> Work to do: From the entries that follow, extract each line holding the string "this".

Records from a data collection:
________________________________________
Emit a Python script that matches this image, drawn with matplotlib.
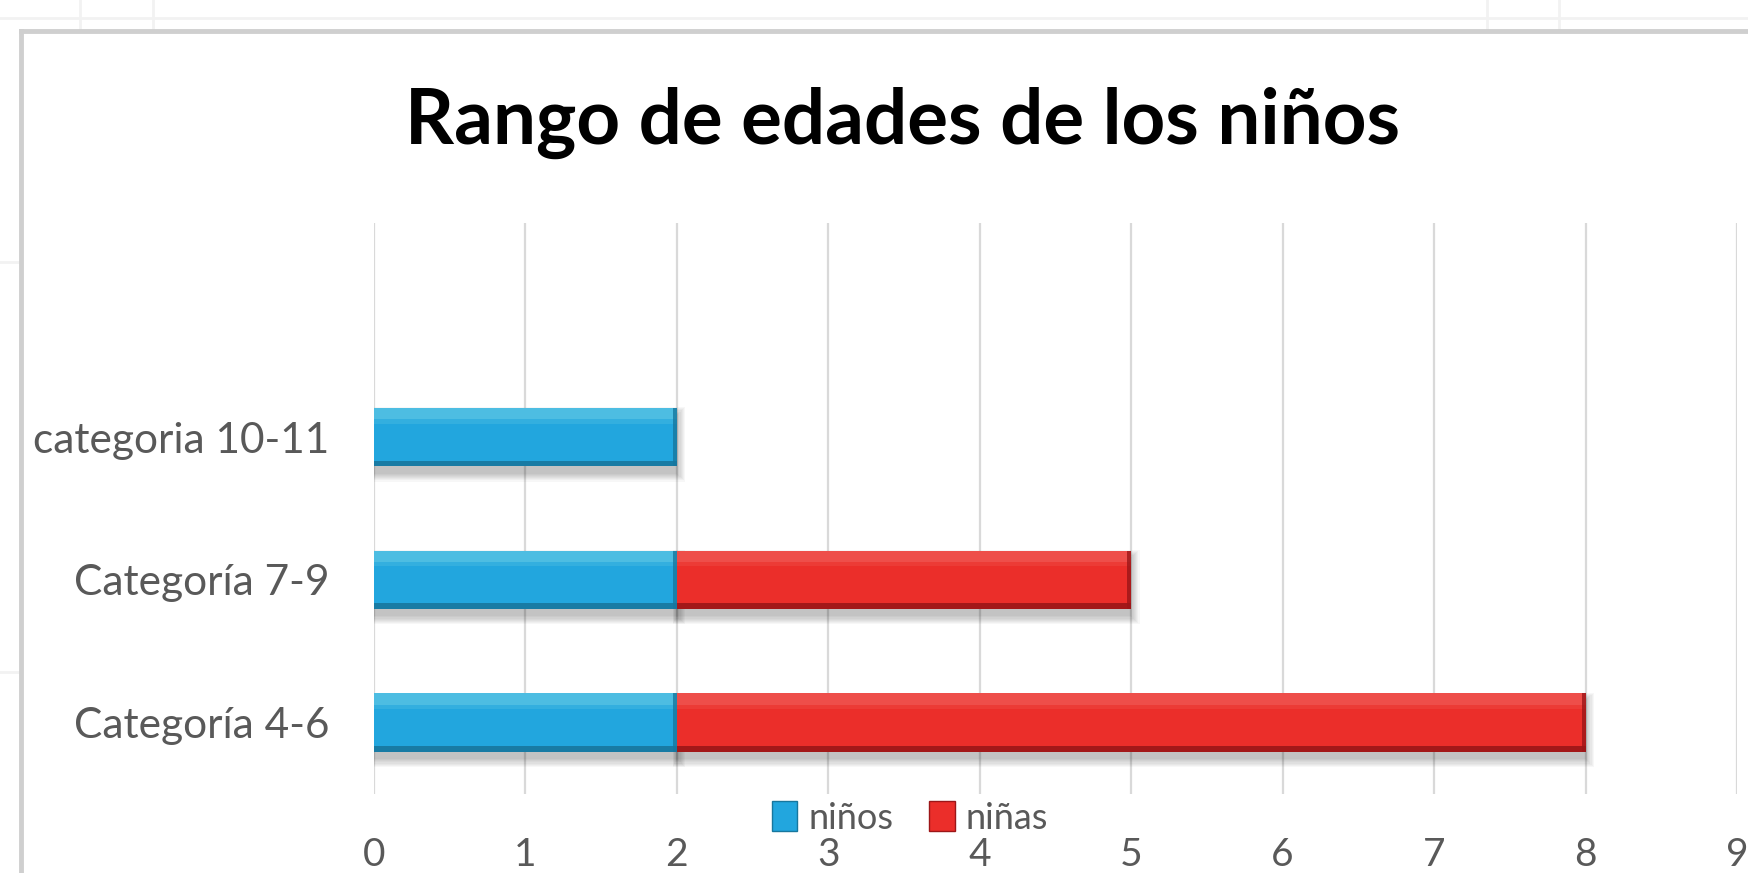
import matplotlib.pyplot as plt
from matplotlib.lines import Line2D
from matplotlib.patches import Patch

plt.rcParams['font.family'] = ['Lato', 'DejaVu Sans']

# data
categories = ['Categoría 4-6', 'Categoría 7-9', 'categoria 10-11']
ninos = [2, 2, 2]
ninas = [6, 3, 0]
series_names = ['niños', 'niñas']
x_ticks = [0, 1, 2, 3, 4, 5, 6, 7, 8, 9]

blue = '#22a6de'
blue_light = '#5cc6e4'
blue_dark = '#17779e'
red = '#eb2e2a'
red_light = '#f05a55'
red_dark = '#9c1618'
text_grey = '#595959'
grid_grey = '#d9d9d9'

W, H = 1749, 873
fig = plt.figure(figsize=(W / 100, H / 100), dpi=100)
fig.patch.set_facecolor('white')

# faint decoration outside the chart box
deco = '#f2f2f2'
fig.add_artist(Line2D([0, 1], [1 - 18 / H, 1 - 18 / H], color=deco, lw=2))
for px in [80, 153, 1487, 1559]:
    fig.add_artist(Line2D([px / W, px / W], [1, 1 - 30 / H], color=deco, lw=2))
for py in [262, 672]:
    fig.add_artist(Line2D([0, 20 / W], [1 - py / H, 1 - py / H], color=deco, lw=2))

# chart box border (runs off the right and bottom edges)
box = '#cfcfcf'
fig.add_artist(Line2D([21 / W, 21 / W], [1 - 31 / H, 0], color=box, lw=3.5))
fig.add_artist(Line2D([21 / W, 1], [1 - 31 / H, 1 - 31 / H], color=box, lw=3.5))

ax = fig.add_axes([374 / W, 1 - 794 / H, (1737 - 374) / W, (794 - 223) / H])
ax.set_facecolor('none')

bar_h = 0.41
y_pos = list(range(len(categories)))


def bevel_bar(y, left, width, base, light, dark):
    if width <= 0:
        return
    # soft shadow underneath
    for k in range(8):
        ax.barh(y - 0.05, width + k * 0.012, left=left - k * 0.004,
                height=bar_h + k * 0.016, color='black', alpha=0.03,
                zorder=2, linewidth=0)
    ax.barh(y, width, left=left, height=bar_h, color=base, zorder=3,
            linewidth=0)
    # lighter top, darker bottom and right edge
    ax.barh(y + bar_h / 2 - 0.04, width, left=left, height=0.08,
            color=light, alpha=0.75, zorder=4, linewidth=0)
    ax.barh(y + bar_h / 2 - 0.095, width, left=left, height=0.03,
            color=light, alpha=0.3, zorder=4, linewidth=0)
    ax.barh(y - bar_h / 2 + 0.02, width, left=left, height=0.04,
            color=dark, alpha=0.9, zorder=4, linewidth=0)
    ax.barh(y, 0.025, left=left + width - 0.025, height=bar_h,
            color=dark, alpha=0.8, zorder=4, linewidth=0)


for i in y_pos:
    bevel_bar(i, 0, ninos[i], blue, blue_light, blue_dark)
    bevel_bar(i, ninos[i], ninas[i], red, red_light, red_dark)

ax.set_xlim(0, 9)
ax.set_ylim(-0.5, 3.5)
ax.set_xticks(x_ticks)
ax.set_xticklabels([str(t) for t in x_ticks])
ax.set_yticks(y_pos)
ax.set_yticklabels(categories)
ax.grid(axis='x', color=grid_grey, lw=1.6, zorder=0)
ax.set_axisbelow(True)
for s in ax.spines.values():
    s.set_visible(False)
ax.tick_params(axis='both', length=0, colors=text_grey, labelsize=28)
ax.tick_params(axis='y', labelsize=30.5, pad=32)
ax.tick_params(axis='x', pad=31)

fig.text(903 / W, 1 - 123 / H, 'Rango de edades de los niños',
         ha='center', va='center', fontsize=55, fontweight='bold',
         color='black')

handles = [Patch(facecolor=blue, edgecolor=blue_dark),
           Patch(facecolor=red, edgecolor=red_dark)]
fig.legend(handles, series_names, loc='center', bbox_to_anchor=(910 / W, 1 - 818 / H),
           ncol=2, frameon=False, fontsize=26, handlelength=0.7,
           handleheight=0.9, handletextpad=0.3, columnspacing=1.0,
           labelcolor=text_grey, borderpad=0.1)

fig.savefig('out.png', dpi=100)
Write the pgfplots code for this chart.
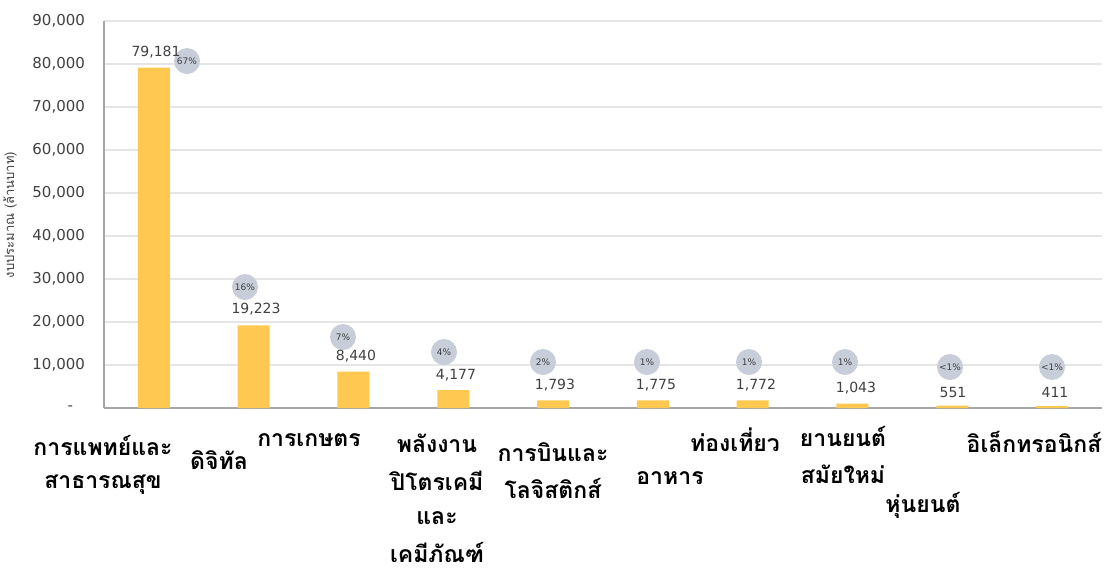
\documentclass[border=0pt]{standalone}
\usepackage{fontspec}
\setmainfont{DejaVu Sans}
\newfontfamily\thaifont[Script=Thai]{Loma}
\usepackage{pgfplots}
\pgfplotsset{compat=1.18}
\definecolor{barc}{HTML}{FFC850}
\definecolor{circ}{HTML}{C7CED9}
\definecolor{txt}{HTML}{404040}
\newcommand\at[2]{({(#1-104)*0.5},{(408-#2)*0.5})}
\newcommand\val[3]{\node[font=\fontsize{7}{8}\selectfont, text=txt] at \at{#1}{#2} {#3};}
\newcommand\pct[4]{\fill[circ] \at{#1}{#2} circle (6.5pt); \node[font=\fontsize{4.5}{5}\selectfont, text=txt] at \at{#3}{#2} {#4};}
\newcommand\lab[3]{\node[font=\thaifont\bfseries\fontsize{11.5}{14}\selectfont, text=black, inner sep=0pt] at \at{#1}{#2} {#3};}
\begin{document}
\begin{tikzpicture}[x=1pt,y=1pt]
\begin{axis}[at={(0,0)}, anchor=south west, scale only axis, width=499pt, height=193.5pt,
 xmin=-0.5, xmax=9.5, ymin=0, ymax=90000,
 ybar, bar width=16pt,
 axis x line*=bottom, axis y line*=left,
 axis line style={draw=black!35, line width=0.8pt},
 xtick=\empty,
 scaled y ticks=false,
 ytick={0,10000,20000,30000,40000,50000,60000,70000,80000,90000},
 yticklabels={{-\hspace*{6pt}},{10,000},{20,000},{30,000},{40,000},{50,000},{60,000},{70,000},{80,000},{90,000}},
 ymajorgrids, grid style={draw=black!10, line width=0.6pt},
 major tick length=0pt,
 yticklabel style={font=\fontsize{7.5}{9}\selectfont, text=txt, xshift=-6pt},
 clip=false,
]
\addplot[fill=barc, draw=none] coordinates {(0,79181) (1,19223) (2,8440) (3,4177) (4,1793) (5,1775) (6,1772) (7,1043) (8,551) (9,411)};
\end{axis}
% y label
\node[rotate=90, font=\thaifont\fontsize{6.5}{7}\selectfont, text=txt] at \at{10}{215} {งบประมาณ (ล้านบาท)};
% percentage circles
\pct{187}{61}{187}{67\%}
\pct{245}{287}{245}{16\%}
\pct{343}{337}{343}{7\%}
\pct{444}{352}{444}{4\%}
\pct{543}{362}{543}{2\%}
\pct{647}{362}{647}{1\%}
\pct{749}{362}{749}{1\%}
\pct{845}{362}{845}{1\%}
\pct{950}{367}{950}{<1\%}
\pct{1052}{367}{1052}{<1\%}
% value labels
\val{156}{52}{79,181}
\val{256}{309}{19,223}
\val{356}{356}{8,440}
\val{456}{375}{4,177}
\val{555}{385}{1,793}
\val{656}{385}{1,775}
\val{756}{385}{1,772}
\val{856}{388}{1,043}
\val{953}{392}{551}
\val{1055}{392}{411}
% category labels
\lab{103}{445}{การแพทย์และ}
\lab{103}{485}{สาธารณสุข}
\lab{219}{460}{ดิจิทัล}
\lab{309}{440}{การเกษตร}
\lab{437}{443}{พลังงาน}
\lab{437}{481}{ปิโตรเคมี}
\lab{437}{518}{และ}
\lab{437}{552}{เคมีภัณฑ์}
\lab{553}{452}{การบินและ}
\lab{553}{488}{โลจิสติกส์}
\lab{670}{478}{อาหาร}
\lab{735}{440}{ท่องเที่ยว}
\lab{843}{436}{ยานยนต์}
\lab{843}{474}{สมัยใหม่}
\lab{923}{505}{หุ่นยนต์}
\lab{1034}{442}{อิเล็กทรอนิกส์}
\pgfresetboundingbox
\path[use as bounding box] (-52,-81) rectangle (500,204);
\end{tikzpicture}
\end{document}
________________________________________
> Final answer:
Emit a Python script that matches this image, drawn with matplotlib.
Write the pgfplots code for this chart.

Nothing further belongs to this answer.